First Avenue, new downtown AEG venue prepare to compete [VIDEO]

First Avenue: Gearing up for battle with another deep-pocketed competitor.
First Avenue: Gearing up for battle with another deep-pocketed competitor.

Another downtown Minneapolis venue battle may be on the verge of heating up.

Yesterday, the Star Tribune reported that AEG Live will soon open a new concert space at the former site of Christian music venue Club 3 Degrees off N. 5th St. near Target Field. Also yesterday, First Avenue announced that the club is in the midst of a renovation project meant to "increase sightlines and capacity."

Remember when Quest fought a losing battle against First Avenue in the early 2000s? It looks like the iconic club has another deep-pocketed challenger on the horizon, with the renovations perhaps meant to get First Avenue in tip-top fighting shape.

AEG is the world's second largest live show promoter.
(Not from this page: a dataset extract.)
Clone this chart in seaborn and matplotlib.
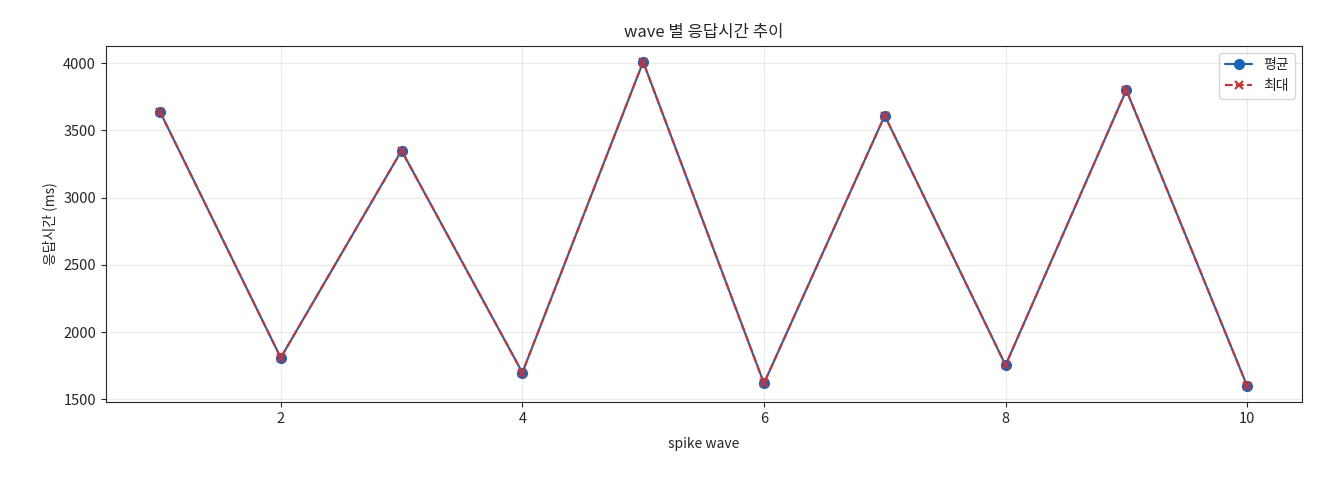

The Strib reports that AEG's new downtown venue, which is slated to be called the Brick, will hold about 2,000 concertgoers, putting its capacity between First Avenue's (1,500 before renovations) and Epic (2,400).

The Brick news broke when veteran rockers Jane's Addiction (they're still around?!) announced that they're slated to gig in Brick on March 19.

Jeff Kehr, Brick's general manager, told MPR that the club, like First Avenue, will feature a two-tiered concert space and a lower-level bar.

"Our goal will be to welcome all genres of music and all audiences to experience this versatile facility," Kehr says. "The venue itself will lend itself well to all types of touring artists, from rock, country and pop to R&B, jazz, comedy and more."

Some commenters on the Strib's art blog questioned the need for another mid-sized venue in downtown Minneapolis.

One said:

A bit of a surprise, because there doesn't seem to be a need for this venue... It seems like so many shows are held at First Avenue, Fine Line, Varsity Theater, along with the State Theater and Orpheum... that there doesn't seem to be demand for this venue.

Meanwhile, First Avenue is removing some lower-level stairs and repositioning a bar to open up sightlines and allow for greater capacity. Here's the full scoop:

First Avenue general manager Nate Kranz told the Strib he's concerned about having "such a deep-pocketed competitor," but, alluding to the club's trouncing of Quest a decade ago, added that he thinks First Avenue will be fine.